» Task prompt:
Print the material below exactly as it stands, please, from its first line to the line holding "ax.axis('off')", with no pictures.

» Source excerpt:
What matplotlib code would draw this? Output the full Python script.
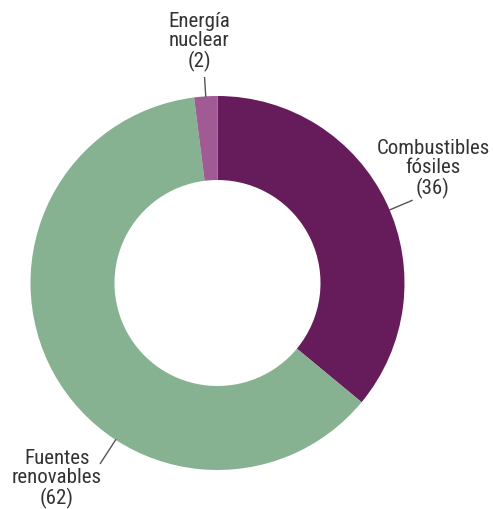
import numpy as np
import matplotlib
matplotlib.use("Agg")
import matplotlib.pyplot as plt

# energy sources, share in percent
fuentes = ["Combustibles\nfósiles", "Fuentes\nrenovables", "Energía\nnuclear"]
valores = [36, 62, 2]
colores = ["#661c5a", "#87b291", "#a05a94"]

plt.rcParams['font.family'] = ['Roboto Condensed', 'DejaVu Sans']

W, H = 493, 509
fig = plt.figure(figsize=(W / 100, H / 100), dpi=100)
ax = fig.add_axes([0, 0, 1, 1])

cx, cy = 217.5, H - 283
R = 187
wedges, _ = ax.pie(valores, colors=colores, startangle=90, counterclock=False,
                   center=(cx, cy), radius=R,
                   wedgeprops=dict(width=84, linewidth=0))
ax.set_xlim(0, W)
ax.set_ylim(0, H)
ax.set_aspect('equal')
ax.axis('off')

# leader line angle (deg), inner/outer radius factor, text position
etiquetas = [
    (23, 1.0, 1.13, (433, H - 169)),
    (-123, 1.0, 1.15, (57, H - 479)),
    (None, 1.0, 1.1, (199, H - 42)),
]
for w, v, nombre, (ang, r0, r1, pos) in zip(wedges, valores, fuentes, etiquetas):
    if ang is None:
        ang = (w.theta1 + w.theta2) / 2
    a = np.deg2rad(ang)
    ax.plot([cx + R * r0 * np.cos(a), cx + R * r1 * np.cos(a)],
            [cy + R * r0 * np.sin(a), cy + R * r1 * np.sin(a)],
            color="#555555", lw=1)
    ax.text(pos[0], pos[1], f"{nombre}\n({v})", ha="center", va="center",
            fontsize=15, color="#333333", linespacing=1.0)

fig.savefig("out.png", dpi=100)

» Correct answer:
What matplotlib code would draw this? Output the full Python script.
import numpy as np
import matplotlib
matplotlib.use("Agg")
import matplotlib.pyplot as plt

# energy sources, share in percent
fuentes = ["Combustibles\nfósiles", "Fuentes\nrenovables", "Energía\nnuclear"]
valores = [36, 62, 2]
colores = ["#661c5a", "#87b291", "#a05a94"]

plt.rcParams['font.family'] = ['Roboto Condensed', 'DejaVu Sans']

W, H = 493, 509
fig = plt.figure(figsize=(W / 100, H / 100), dpi=100)
ax = fig.add_axes([0, 0, 1, 1])

cx, cy = 217.5, H - 283
R = 187
wedges, _ = ax.pie(valores, colors=colores, startangle=90, counterclock=False,
                   center=(cx, cy), radius=R,
                   wedgeprops=dict(width=84, linewidth=0))
ax.set_xlim(0, W)
ax.set_ylim(0, H)
ax.set_aspect('equal')
ax.axis('off')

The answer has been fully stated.